Try adjusting P3 on each channel first.
If it's not enough to your liking, build the H2v2 with unity gain and use interconnects between preamp and amp ( H2v2 is also adjustable for H2).
H2 will make the soundstage 3D, depth and width increase when adjusted to your room and listening preference. It's what makes the B1 Korg so interesting as a preamp.
 
Showing off... and Troubleshooting Question

Well, here it is! I've really spent quite a long time procrastinating, but I have a (partially) functioning BA18 in my system. The first picture shows it in situ, plus pictures of the guts (L to R: Wayne's BA18, TentLabs attenuator, dual board Salas Simplistic RIAA) and the Sigma22 PSU in its separate enclosure. I didn't have the foresight to snap pictures of the backside, but it's about as you'd expect -- RCA connectors and a heavy-duty 7-pin umbilical.

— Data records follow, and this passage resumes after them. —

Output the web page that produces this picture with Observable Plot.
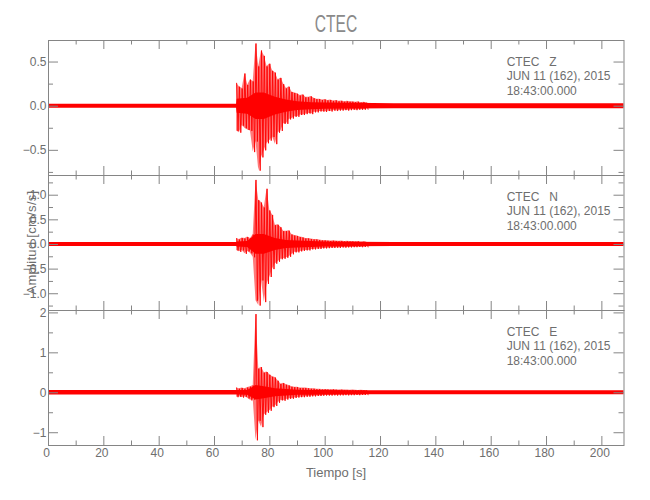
<!DOCTYPE html>
<html><head><meta charset="utf-8">
<script src="https://cdn.jsdelivr.net/npm/d3@7"></script>
<script src="https://cdn.jsdelivr.net/npm/@observablehq/plot@0.6"></script>
<style>
body{margin:0;background:#fff;}
#chart{position:relative;width:650px;height:500px;overflow:hidden;font-family:'Liberation Sans',Arial,sans-serif;color:#6e6e6e;}
#chart svg{position:absolute;left:0;}
.t{position:absolute;white-space:pre;}
</style></head><body><div id="chart"></div>
<script>
// ---- data ----
const title = "CTEC";
const yLabel = "Amplitud [cm/s/s]";
const xLabel = "Tiempo [s]";
const components = ["Z", "N", "E"];
const stamp = ["JUN 11 (162), 2015", "18:43:00.000"];

const xMajor = [0, 20, 40, 60, 80, 100, 120, 140, 160, 180, 200];
const xMinor = [10, 30, 50, 70, 90, 110, 130, 150, 170, 190];

// peak times (s) of the strong-motion part; each bin holds a max then a min
const zigT = [68,69,70,71,72,73,74,75,76,77,78,79,80,81,82,83,84,85,86,87,88,89,90,91,92,93,94,95,96,97,98,99,100,101,102,103,104,105,106,107,108,109,110,111,112,113,114,115];

const zHi = [0.26,0.22,0.2,0.37,0.24,0.3,0.28,0.71,0.45,0.63,0.57,0.45,0.48,0.4,0.38,0.3,0.32,0.25,0.2,0.22,0.16,0.15,0.14,0.12,0.13,0.1,0.1,0.11,0.09,0.08,0.08,0.07,0.075,0.065,0.07,0.06,0.065,0.055,0.06,0.05,0.055,0.05,0.05,0.045,0.05,0.04,0.045,0.04];
const zLo = [-0.28,-0.3,-0.22,-0.25,-0.27,-0.28,-0.52,-0.4,-0.73,-0.58,-0.5,-0.42,-0.39,-0.35,-0.43,-0.3,-0.28,-0.2,-0.2,-0.15,-0.14,-0.12,-0.12,-0.1,-0.1,-0.09,-0.08,-0.09,-0.07,-0.07,-0.06,-0.06,-0.065,-0.055,-0.06,-0.05,-0.055,-0.05,-0.05,-0.045,-0.05,-0.045,-0.04,-0.045,-0.04,-0.04,-0.04,-0.035];

const nHi = [0.12,0.1,0.13,0.12,0.15,0.12,0.2,1.31,0.9,0.85,0.75,1.13,0.69,0.6,0.39,0.4,0.35,0.27,0.27,0.28,0.2,0.18,0.17,0.15,0.14,0.12,0.12,0.11,0.1,0.1,0.09,0.08,0.08,0.075,0.07,0.075,0.07,0.065,0.07,0.06,0.065,0.06,0.06,0.055,0.06,0.05,0.055,0.05];
const nLo = [-0.12,-0.15,-0.12,-0.19,-0.14,-0.18,-0.26,-1.14,-1.24,-0.73,-1.17,-0.8,-0.66,-0.5,-0.39,-0.35,-0.3,-0.29,-0.27,-0.25,-0.2,-0.16,-0.16,-0.14,-0.13,-0.12,-0.12,-0.1,-0.1,-0.09,-0.09,-0.08,-0.08,-0.075,-0.07,-0.07,-0.065,-0.07,-0.06,-0.065,-0.06,-0.06,-0.055,-0.055,-0.05,-0.055,-0.05,-0.05];

const eHi = [0.12,0.1,0.12,0.1,0.13,0.15,0.18,1.97,0.6,0.64,0.5,0.52,0.45,0.4,0.38,0.3,0.22,0.24,0.2,0.18,0.15,0.14,0.14,0.12,0.12,0.12,0.11,0.1,0.1,0.09,0.09,0.08,0.085,0.08,0.075,0.08,0.075,0.07,0.075,0.07,0.07,0.065,0.07,0.065,0.06,0.065,0.06,0.06];
const eLo = [-0.11,-0.1,-0.12,-0.1,-0.14,-0.19,-0.17,-1.19,-0.7,-0.86,-0.55,-0.5,-0.45,-0.36,-0.33,-0.25,-0.19,-0.2,-0.17,-0.15,-0.15,-0.13,-0.12,-0.11,-0.11,-0.1,-0.1,-0.09,-0.09,-0.08,-0.08,-0.075,-0.07,-0.07,-0.07,-0.065,-0.07,-0.065,-0.065,-0.06,-0.065,-0.06,-0.06,-0.055,-0.06,-0.055,-0.055,-0.05];

// dense noise core (half-width of the solid band)
const coreT = [0, 68, 68.2, 72, 75, 78, 82, 86, 90, 95, 100, 110, 125, 208];
const zCore = [0.022,0.022,0.08,0.09,0.15,0.15,0.1,0.07,0.05,0.04,0.035,0.032,0.028,0.028];
const nCore = [0.04,0.04,0.05,0.06,0.2,0.2,0.12,0.08,0.07,0.06,0.05,0.045,0.042,0.04];
const eCore = [0.055,0.055,0.055,0.06,0.18,0.15,0.1,0.08,0.065,0.06,0.055,0.052,0.05,0.05];

const zDomain = [-0.785, 0.744], nDomain = [-1.34, 1.40], eDomain = [-1.32, 2.06];
const zYMajor = [-0.5, 0, 0.5], zYMinor = [-0.75, -0.25, 0.25];
const nYMajor = [-1, -0.5, 0, 0.5, 1], nYMinor = [-1.25, -0.75, -0.25, 0.25, 0.75, 1.25];
const eYMajor = [-1, 0, 1, 2], eYMinor = [-0.5, 0.5, 1.5];

// ---- drawing ----
const RED = "#ff0000", PINK = "#ff7a7a", GRAY = "#858585";
const chart = document.getElementById("chart");
const ML = 48, MR = 26.5, PH = 135, FW = 650 - ML - MR;

function panel(o) {
  const zig = [];
  zigT.forEach((t, i) => { zig.push({t, v: o.hi[i]}); zig.push({t: t + 0.5, v: o.lo[i]}); });
  const marks = [
    Plot.area(zigT, {x1: zigT, y1: o.lo, y2: o.hi, fill: PINK}),
    Plot.area(coreT, {x1: coreT, y1: o.core.map(a => -a), y2: o.core, fill: RED}),
    Plot.line(zig, {x: "t", y: "v", stroke: RED, strokeWidth: 0.9}),
    Plot.frame({stroke: GRAY}),
    Plot.ruleX(xMajor, {x: d => d, stroke: GRAY, insetBottom: PH - 9}),
    Plot.ruleX(xMajor, {x: d => d, stroke: GRAY, insetTop: PH - 9}),
    Plot.ruleX(xMinor, {x: d => d, stroke: GRAY, insetBottom: PH - 4.5}),
    Plot.ruleX(xMinor, {x: d => d, stroke: GRAY, insetTop: PH - 4.5}),
    Plot.ruleY(o.yMajor, {y: d => d, stroke: GRAY, insetRight: FW - 10}),
    Plot.ruleY(o.yMajor, {y: d => d, stroke: GRAY, insetLeft: FW - 10}),
    Plot.ruleY(o.yMinor, {y: d => d, stroke: GRAY, insetRight: FW - 5}),
    Plot.ruleY(o.yMinor, {y: d => d, stroke: GRAY, insetLeft: FW - 5}),
    Plot.axisY(o.yMajor, {tickSize: 0, tickPadding: 2, tickFormat: o.fmt, label: null})
  ];
  if (o.xAxis) marks.push(Plot.axisX(xMajor, {tickSize: 0, tickPadding: 3, tickFormat: d3.format("d"), label: null, dx: -2}));
  const svg = Plot.plot({
    width: 650, height: PH + o.mt + o.mb,
    marginLeft: ML, marginRight: MR, marginTop: o.mt, marginBottom: o.mb,
    x: {domain: [0, 208], axis: o.xAxis ? undefined : null},
    y: {domain: o.domain},
    style: {background: "none", overflow: "visible", fontFamily: "'Liberation Sans',Arial,sans-serif", fontSize: "12px", color: "#6e6e6e"},
    marks
  });
  svg.style.top = (o.top - o.mt) + "px";
  chart.appendChild(svg);
  const ann = document.createElement("div");
  ann.className = "t";
  ann.style.cssText = `left:506.7px;top:${o.top + 14.7}px;font-size:12px;line-height:14.5px;`;
  ann.textContent = `${title}   ${o.comp}\n${stamp[0]}\n${stamp[1]}`;
  chart.appendChild(ann);
}

const f1 = d3.format(".1f"), f0 = d3.format("d");
panel({comp: components[0], hi: zHi, lo: zLo, core: zCore, domain: zDomain, yMajor: zYMajor, yMinor: zYMinor, fmt: f1, top: 40, mt: 10, mb: 10});
panel({comp: components[1], hi: nHi, lo: nLo, core: nCore, domain: nDomain, yMajor: nYMajor, yMinor: nYMinor, fmt: f1, top: 175, mt: 10, mb: 10});
panel({comp: components[2], hi: eHi, lo: eLo, core: eCore, domain: eDomain, yMajor: eYMajor, yMinor: eYMinor, fmt: f0, top: 310, mt: 10, mb: 40, xAxis: true});

function txt(s, css) { const d = document.createElement("div"); d.className = "t"; d.style.cssText = css; d.textContent = s; chart.appendChild(d); }
txt(title, "left:236px;width:200px;text-align:center;top:11.7px;font-size:24px;line-height:24px;color:#8a8a8a;transform:scaleX(0.65);");
txt(xLabel, "left:236px;width:200px;text-align:center;top:466px;font-size:13px;line-height:13px;");
txt(yLabel, "left:-69px;width:200px;text-align:center;top:235.5px;font-size:13px;line-height:13px;letter-spacing:0.3px;transform:rotate(-90deg);");
</script></body></html>
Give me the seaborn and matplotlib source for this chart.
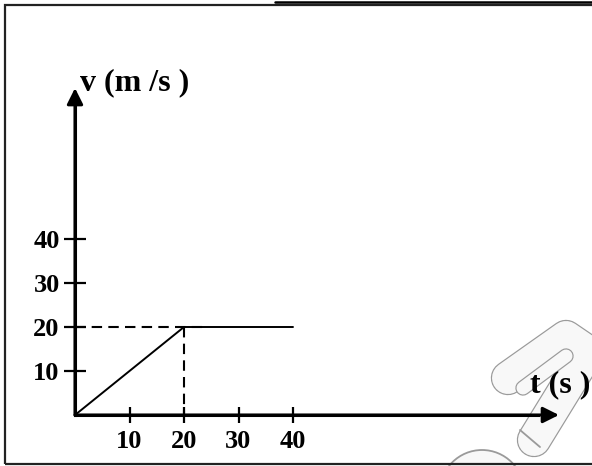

So, here's the issue: it works really well, except that for some reason, my music comes through in mono. Not just one speaker working -- somehow, I managed to get it to sum both channels, or else, even more baffling, it takes the input for one side and plays it through both speakers. Listening tests seem to indicate this may be the case. I'm sure my rat's nest wiring doesn't help as far as diagnosis. But it is dead silent, so at least there's that.

Any ideas? I'm totally stumped, if only because I'm sure I did everything right.

While I'm asking questions, the DC offset seems OK but could be better. One channel seems to wander around between +/- 25mV, is that acceptable? I'm not super worried for now because the amp I'm going to use is the power section of a McIntosh integrated, which very likely has an input capacitor to deal with exactly this kind of thing. But one day I'd like to build an F5T, which might not be so tolerant. Of course, even just taking the lid off to measure can cause it to drift, but is it high enough that I should be trying to reduce the offset?

Thanks to everyone, you've all been immensely helpful!